Real estate was never supposed to be a career for Gerard Schumm.
The executive vice president of RFR Realty always wanted to be a musician, a drummer to be exact. But while going to St. Francis College, he asked his father, who worked in the real estate game, to help him find a day job until the record companies came banging at his door.
“I said, ‘Hey, Pop, can you get me something to tide me over?’” Mr. Schumm told The Commercial Observer during an interview last week.
In his paternal wisdom, Mr. Schumm’s father told him to him to pay attention: real estate might have something to offer.
“I’d like to believe that I would have made it as a professional musician,” he said. “But after almost 40 years in this great business I can honestly say that I’m not sure that a successful career in the music business would have been as rewarding as the time I have spent in the real estate industry. Maybe a little more fun, and probably a lot more trouble, but at this point in my life I really treasure the experiences and the friendships this industry has afforded me.”
It may not be a Grammy, but the Real Estate Board of New York’s “George M. Brooker Management Executive of the Year” award, bestowed on Mr. Schumm this year, should offer further validation that he made the right choice.
Last year, Mr. Schumm, while serving on REBNY’s management board of directors, helped tame a caustic labor dispute with the janitors union, 32BJ Service Employees International Union, which was threatening a strike that would affect 1,500 office buildings throughout the city—including 30 Rockefeller Center, the Empire State Building and the TimeWarner Center.
Mr. Schumm credited REBNY with finding a workable solution for everyone involved.
“They came up with a very reasonable and very fair settlement,” he said.
The self-effacing Mr. Schumm is reluctant to brag about his role in the resolution—or anything else.
“Those in the real estate industry who know me also know that I am not the type of person who looks to claim significant accomplishments for myself,” he said. “Everything we have achieved at RFR in the past year has been through a concerted team effort, whether it’s the extremely successful leasing program—425,000 square feet of leasing this year—the successful completion of major capital improvements and building renovations, or the restructuring of the leasing and management team, it’s all been via a team effort achieved under the direction of our COO, Gregg Popkin, and the tremendous support of our owners, Aby Rosen and Michael Fuchs.”
He did, however, tout 26 happily married years to his wife, Dinah, as one of his proudest accomplishments.
“But even then I’ve got to give her 50 percent of the credit,” he said.
Mr. Schumm, who goes by Jerry, has spent the past 40 years with some of the top real estate players in the industry. He launched his career in 1972 at the Uris Organization, where he worked until Olympia and York acquired the company. He also served at the Galbreath Organization, Axion/Grubb & Ellis, Trizec Office Properties and Equity Office Properties, which he eventually left in order to shift careers and try his hand as an energy consultant.
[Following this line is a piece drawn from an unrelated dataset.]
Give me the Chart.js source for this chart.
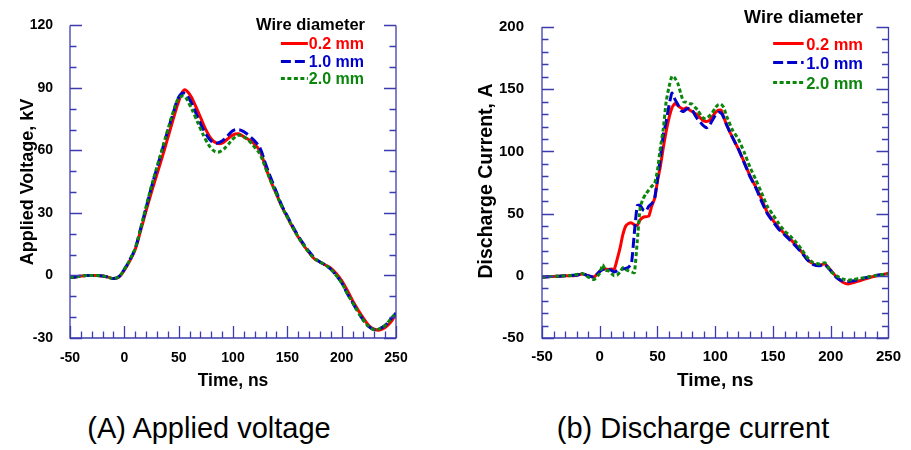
<!DOCTYPE html>
<html><head><meta charset="utf-8">
<script src="https://cdn.jsdelivr.net/npm/chart.js@4.4.1/dist/chart.umd.min.js"></script>
<style>
html,body{margin:0;padding:0;background:#fff;}
body{width:911px;height:450px;position:relative;overflow:hidden;font-family:Arial,"Liberation Sans",sans-serif;}
#wa{position:absolute;left:0;top:0;width:455px;height:400px;}
#wb{position:absolute;left:462px;top:0;width:449px;height:400px;}
.cap{position:absolute;top:414px;font-size:29px;line-height:29px;white-space:nowrap;color:#000;transform:translateX(-50%);}
</style></head><body>
<div id="wa"><canvas id="ca"></canvas></div>
<div id="wb"><canvas id="cb"></canvas></div>
<div class="cap" style="left:209px">(A) Applied voltage</div>
<div class="cap" style="left:693px">(b) Discharge current</div>
<script>
// ---------- DATA ----------
const seriesLabels = ['0.2 mm', '1.0 mm', '2.0 mm'];

// (A) Applied voltage, kV  vs time, ns
const timeA = [-50,-45,-40,-35,-30,-25,-20,-15,-10,-5,0,5,10,15,20,25,30,35,40,45,50,55,60,65,70,75,80,85,90,95,100,105,110,115,120,125,130,135,140,145,150,155,160,165,170,175,180,185,190,195,200,205,210,215,220,225,230,235,240,245,250];
const voltage02 = [-1,-0.7,-0.3,0,0,0,-0.3,-0.8,-1.5,-0.8,2.5,7,12.5,21.5,31,40,48.5,57,66,75,83.5,89,87,82,76,70,65.5,63.5,63.5,65.5,67.5,68,66.5,65,63,59.5,52,45,39,33,28,23,18.5,14.5,11,8,6.5,5,3.5,1,-2.5,-7,-12,-16.5,-20.5,-24,-25.8,-26.2,-25,-22.5,-18.5];
const voltage10 = [-1,-0.7,-0.3,0,0,0,-0.3,-0.8,-1.5,-0.5,3,7.5,13,22.5,32.5,42.5,51.5,60.5,69.5,78,85.5,87.5,84.5,79,73,68,64.5,63.5,64.5,67,69.5,70,69,67,64.5,61,53.5,46.5,40,33.5,28.5,23.5,19,15,11.5,8.5,6.5,5,3,0,-3.5,-8.5,-13,-17.5,-21.5,-24.5,-26,-25.5,-24,-21,-18];
const voltage20 = [-1,-0.7,-0.3,0,0,0,-0.3,-0.8,-1.5,-0.5,3,7.5,13,22.5,33,43,52,61,70,78.5,85,86,82,76.5,70.5,65,61,59.2,60,62.5,65.5,67.3,66.5,64.5,61.5,58,51.5,45,39,33,28,23,18.5,14.5,11,8,6.5,5,3,0,-3.5,-8.5,-13,-17.5,-21.5,-24.5,-26,-25.5,-24,-21,-18];

// (b) Discharge current, A  vs time, ns
const timeB = [-50,-45,-40,-35,-30,-25,-20,-15,-10,-5,0,2.5,5,7.5,10,12.5,15,17.5,20,22.5,25,27.5,30,32.5,35,37.5,40,42.5,45,47.5,50,52.5,55,57.5,60,62.5,65,67.5,70,72.5,75,77.5,80,82.5,85,87.5,90,92.5,95,97.5,100,102.5,105,107.5,110,115,120,125,130,135,140,145,150,155,160,165,170,175,180,185,190,195,200,205,210,215,220,225,230,235,240,245,250];
const current02 = [-1,-0.8,-0.5,-0.3,0,0,0.5,1.5,0,-1,3.5,5.5,5.5,5,5.5,5,13,22,33,40,42,42.5,41,40.5,45,47,47.5,48,56,62,76,88,103,116,127,135,138.5,137,135,134,135,133.5,132,130.5,129,126.5,124.5,124,125,128,131,133,133.3,127,121,111,102,91.5,80.5,71.5,62,51,44.5,38.5,34,29.5,24.5,19,13,9.5,8.5,9.5,4.5,-1,-5,-6.5,-5.5,-4,-2.5,-1,0,1,2];
const current10 = [-1,-0.8,-0.5,-0.3,0,0.3,0.5,1.5,0,-1,3.5,5,5.5,5,4.5,3,4,5,5.5,6,7,10,35,56.5,56.5,53,52,56,58,62,78,95,113,124,137,147,142,138,133,132,134,134.5,133.5,129,125.5,123,120.5,119,121,125,129,131.5,131,127,121,111,102,91,80,71,60,50,43.5,37.5,33,28.5,23.5,18.5,12.5,9,8,9,4,-1.5,-4,-4.5,-4,-3,-1.5,-0.5,0.5,1,1.5];
const current20 = [-1,-0.8,-0.5,-0.3,0,0.3,1,1.8,-1,-3,2,9,4.5,4,2,0,0.5,3,6.5,5,4,3,2.5,28,55,62,66,69,72,74,85,103,118,140,152,160.5,159,155,147,140,139.5,138.5,138,135.5,133,129,126.5,127,128.5,131,135,137.5,138,135,128,117,110,99.5,87.5,77.5,67,56,49,42,36,32,27,21,14.5,10.5,9.5,10.5,3.5,0,-2.5,-3.5,-3,-2,-1.5,-0.5,0.5,1,1.5];

// ---------- STYLE ----------
const FONT = 'Arial, "Liberation Sans", sans-serif';
const COLORS = ['#ff0000', '#0000cc', '#0a870a'];
const DASHES = [[], [10, 4], [4, 2.5]];
const FRAME = '#3c3cb0';

function buildSets(times, lists, tension) {
  return lists.map((vals, k) => ({
    label: seriesLabels[k],
    data: times.map((t, i) => ({x: t, y: vals[i]})),
    borderColor: COLORS[k],
    backgroundColor: COLORS[k],
    borderDash: DASHES[k],
    borderWidth: 3,
    pointRadius: 0,
    tension: tension,
    fill: false,
    order: 3 - k
  }));
}

const framePlugin = {
  id: 'frame',
  afterDraw(chart, args, o) {
    const {ctx, chartArea: a, scales} = chart;
    const xs = scales.x, ys = scales.y;
    ctx.save();
    ctx.strokeStyle = FRAME;
    ctx.lineWidth = 1.3;
    ctx.setLineDash([]);
    ctx.beginPath();
    ctx.moveTo(a.left, a.top); ctx.lineTo(a.left, a.bottom); ctx.lineTo(a.right, a.bottom); ctx.lineTo(a.right, a.top);
    ctx.stroke();
    ctx.beginPath();
    for (let v = ys.min; v <= ys.max + 1e-6; v += o.yMinor) {
      const maj = Math.abs(v % o.yMajor) < 1e-6;
      const L = maj ? 12 : 6.5;
      const py = Math.round(ys.getPixelForValue(v)) + 0.5;
      ctx.moveTo(a.left, py); ctx.lineTo(a.left + L, py);
      ctx.moveTo(a.right, py); ctx.lineTo(a.right - L, py);
    }
    for (let v = xs.min; v <= xs.max + 1e-6; v += o.xMinor) {
      const maj = Math.abs(v % o.xMajor) < 1e-6;
      const L = maj ? 12 : 6.5;
      const px = Math.round(xs.getPixelForValue(v)) + 0.5;
      ctx.moveTo(px, a.bottom); ctx.lineTo(px, a.bottom - L);
    }
    ctx.stroke();
    // vertical axis title
    ctx.save();
    ctx.translate(o.yTitleX, o.yTitleY);
    ctx.rotate(-Math.PI / 2);
    ctx.font = 'bold ' + o.yTitleSize + 'px ' + FONT;
    ctx.fillStyle = '#000';
    ctx.textAlign = 'center';
    ctx.textBaseline = 'middle';
    ctx.fillText(o.yTitle, 0, 0);
    ctx.restore();
    ctx.restore();
  }
};

const legendPlugin = {
  id: 'wireLegend',
  afterDraw(chart, args, o) {
    const ctx = chart.ctx;
    ctx.save();
    ctx.textAlign = 'right';
    ctx.textBaseline = 'alphabetic';
    ctx.font = 'bold ' + o.titleSize + 'px ' + FONT;
    ctx.fillStyle = '#000';
    ctx.fillText(o.title, o.titleRight, o.titleBase);
    ctx.font = 'bold ' + o.size + 'px ' + FONT;
    chart.data.datasets.forEach((ds, i) => {
      const y = o.bases[i];
      ctx.fillStyle = ds.borderColor;
      ctx.fillText(ds.label, o.right, y);
      const w = ctx.measureText(ds.label).width;
      const x1 = o.right - w - o.gap, x0 = x1 - o.len;
      const ly = Math.round(y - o.size * 0.37) + 0.5;
      ctx.strokeStyle = ds.borderColor;
      ctx.lineWidth = 3;
      ctx.setLineDash(ds.borderDash);
      ctx.beginPath(); ctx.moveTo(x0, ly); ctx.lineTo(x1, ly); ctx.stroke();
    });
    ctx.restore();
  }
};

function makeChart(id, p) {
  return new Chart(document.getElementById(id), {
    type: 'line',
    data: {datasets: p.sets},
    plugins: [framePlugin, legendPlugin],
    options: {
      responsive: true, maintainAspectRatio: false, animation: false, devicePixelRatio: 1,
      layout: {padding: {left: 0, top: p.top, right: p.right, bottom: 0}},
      plugins: {
        legend: {display: false}, tooltip: {enabled: false},
        frame: {xMinor: 10, xMajor: 50, yMinor: 10, yMajor: p.yStep,
                yTitle: p.yTitle, yTitleX: p.yTitleX, yTitleY: p.yTitleY, yTitleSize: p.yTitleSize},
        wireLegend: p.legend
      },
      scales: {
        x: {
          type: 'linear', min: -50, max: 250,
          grid: {display: false, drawTicks: false}, border: {display: false},
          ticks: {stepSize: 50, padding: p.xPad, color: '#000', font: {family: FONT, size: p.tick, weight: 'bold'}, maxRotation: 0, autoSkip: false},
          title: {display: true, text: 'Time, ns', color: '#000', font: {family: FONT, size: p.ttl, weight: 'bold'}, padding: {top: 0, bottom: p.xTtlPad}},
          afterFit: s => { s.height = 62; }
        },
        y: {
          type: 'linear', min: p.yMin, max: p.yMax,
          grid: {display: false, drawTicks: false}, border: {display: false},
          ticks: {stepSize: p.yStep, padding: p.yPad, color: '#000', font: {family: FONT, size: p.tick, weight: 'bold'}},
          afterFit: s => { s.width = p.yWidth; }
        }
      }
    }
  });
}

makeChart('ca', {
  sets: buildSets(timeA, [voltage02, voltage10, voltage20], 0.4),
  top: 17, right: 59, yMin: -30, yMax: 120, yStep: 30, yWidth: 70,
  tick: 14, ttl: 17.5, xPad: 12, yPad: 17, xTtlPad: 8,
  yTitle: 'Applied Voltage, kV', yTitleX: 28, yTitleY: 182, yTitleSize: 18,
  legend: {title: 'Wire diameter', titleSize: 16.5, titleRight: 365, titleBase: 29.5, size: 16, right: 364, bases: [49, 66.5, 83.5], gap: 1, len: 27}
});

makeChart('cb', {
  sets: buildSets(timeB, [current02, current10, current20], 0.15),
  top: 18, right: 14, yMin: -50, yMax: 200, yStep: 50, yWidth: 80,
  tick: 15, ttl: 19, xPad: 10, yPad: 18, xTtlPad: 8,
  yTitle: 'Discharge Current, A', yTitleX: 25, yTitleY: 181, yTitleSize: 19.5,
  legend: {title: 'Wire diameter', titleSize: 18, titleRight: 401, titleBase: 23, size: 16.5, right: 401, bases: [49.5, 68.5, 88.5], gap: 2.5, len: 30.5}
});
</script>
</body></html>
He was out of the real estate game, working at Energy Spectrum until 2009, when he was pulled back into the business by RFR Realty after the company dangled an offer for its executive vice president position, a title that would put him in charge of property management, construction and leasing.
“It’s just a phenomenal industry,” he said. “You can do whatever you want in this business. There are just so many opportunities. It’s something new every day, and that’s what I love about it.”
Mr. Schumm said he’s hoping that the industry’s flexibility will sustain it through the changes that will inevitably come with new technology.
“As it has throughout history, advancements in technology will continue to impact the real estate industry,” he said. “As technology advances, the ability of a company to conduct its business improves. As the business environment improves, the economy should also improve.
“Typically, as the economy improves, the need for space changes and that ultimately impacts the real estate industry,” Mr. Schumm continued.
“The big unknown is whether or not advancements in technology will increase or decrease the need for space. I’m betting on the real estate markets and an increased demand for space as a result of technological advancements.”
But in the immediate future, the economy has caused the market to slow, Mr. Schumm said, and, as such, he forecasted that real estate would continue to follow the rest of the business world.
“The biggest issue facing the real estate industry today is the same issue that’s facing just about every other industry—the condition and the continued uncertainty of the economy,” he said. “While people want to be optimistic and believe that there are signs the economy is improving, I believe there is still an underlying level of nervousness that is impairing the growth of the real estate markets. Until the nervousness dissipates, the real estate industry will continue to move forward—slowly, at best.”